I wonder how much of the time reduction is due to food producers packaging changes in the last x years. For Grandma a chicken dinner started with getting the hatchet, now a chicken dinner starts with a cleaned and plucked and butchered bird.
(my dirty confession....I sometimes buy chicken feet at Soulard Market, the guy who sells them tells me I'm the only white person he knows who buys them)
ricpic is entirely correct. I also cook every meal with fresh ingredients every day. Although we have certain dietary requirements it takes a little longer. About an hour a day.
I live on coffee and turkey sandwiches. My lady only eats pizza and cake. All we need is a toaster oven, a knife and two forks. I don't even have a regular oven in my kitchen. Who has time for cooking with all this blog bullshit to do?

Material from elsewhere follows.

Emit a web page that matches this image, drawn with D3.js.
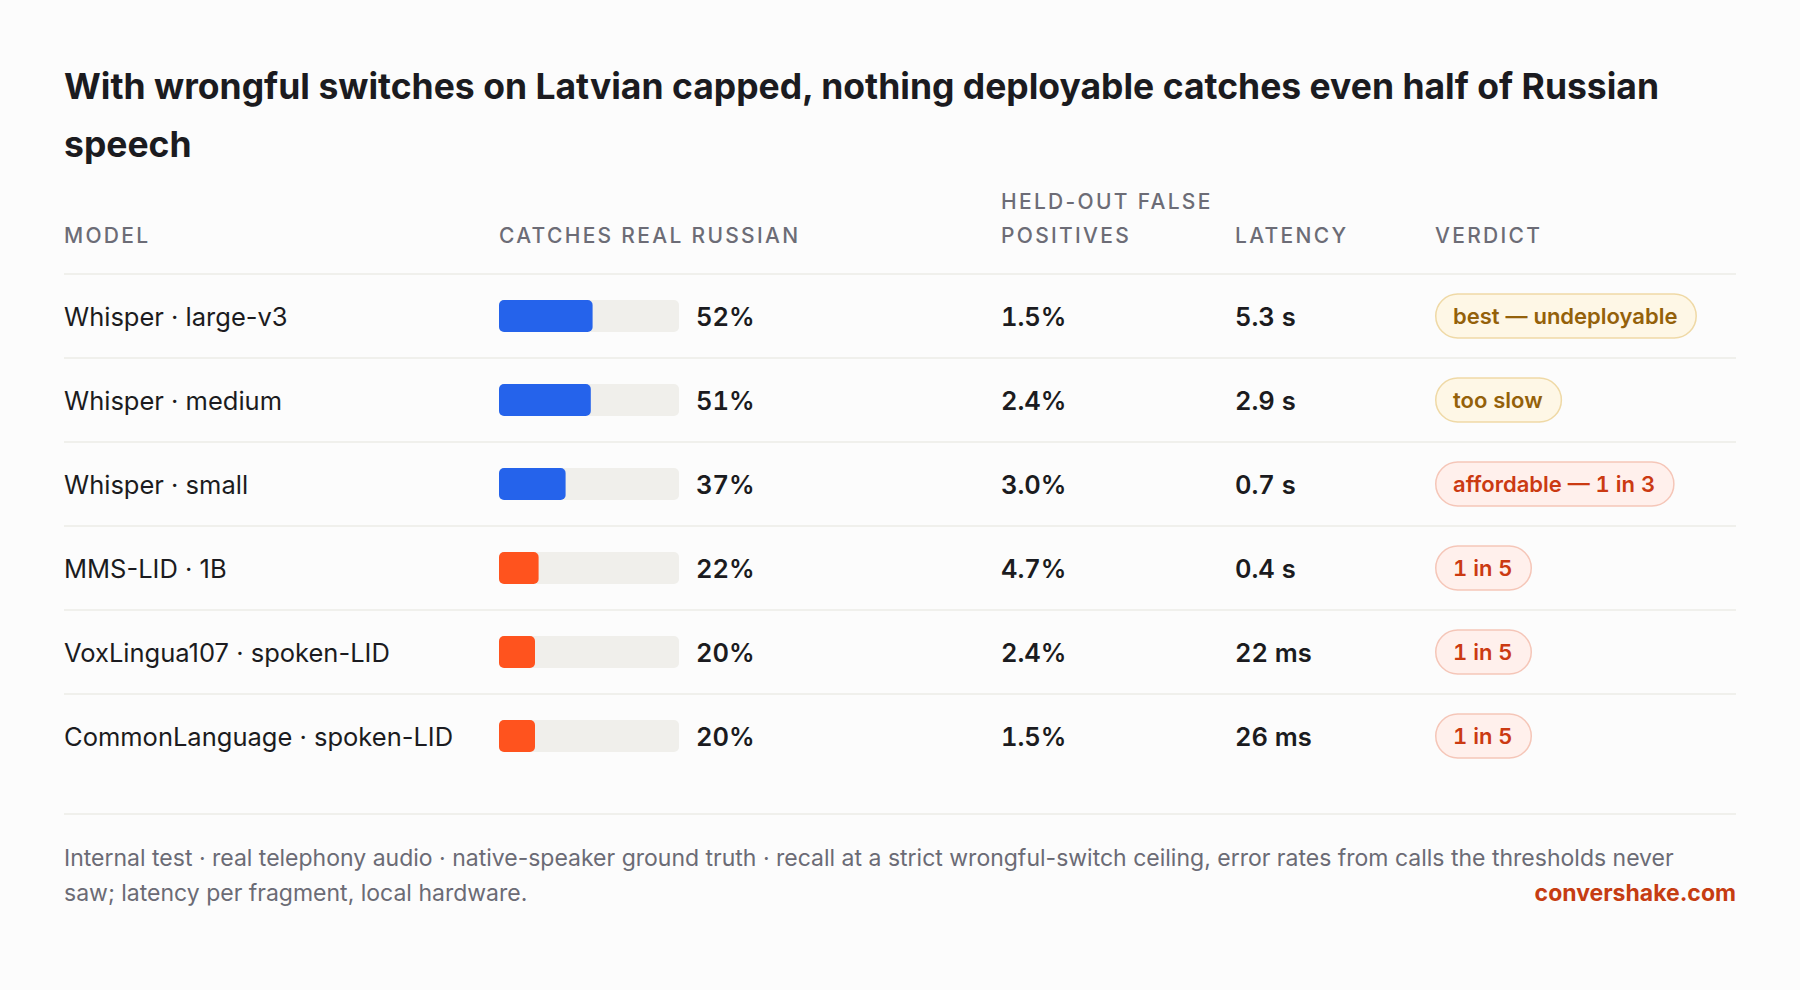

We do have a garden with eggplants, pumpkins, tomatoes, artichokes, green beans, swiss chard, chives, zucchini, cilantro, peppers, and pineapple. All still producing at this late date thanks to the great weather this fall. I don't cook any of it. I eat it right off the vine like a proper neanderthal man. Stay close to your roots.
ripic is also entirely correct that the only way to eat healthy is to cook yourself with fresh ingredients every day.
When you eat out they just put way too much salt and other unnecessary chemicals like MSG to make it taste great but kill you quicker.
You are a lying sack of shit bags. I bet you cook all the time. You grill those delicious veggies and some meat like any self respecting American.
Cut the crap.
I think we forget how much work there is in running a house.
Women got old before their time as late as the 40s.
How something like sewing by hand (especially by candlelight or a kerosene lamp) can kill your eyesight or washing clothes in a tub with a scrubbing board was murder on your back.
Like the Greens and their desire to have us, but not them, live in the 18th century, the feminuts can bitch all they want, but, without all that sexist engineering, women would still be in the home doing the stuff necessary to survive.
I do have a grill, but that's not cooking. That's just playing with my two favorite things fire and meat.
Sometimes I'll get an order of MSG delivered.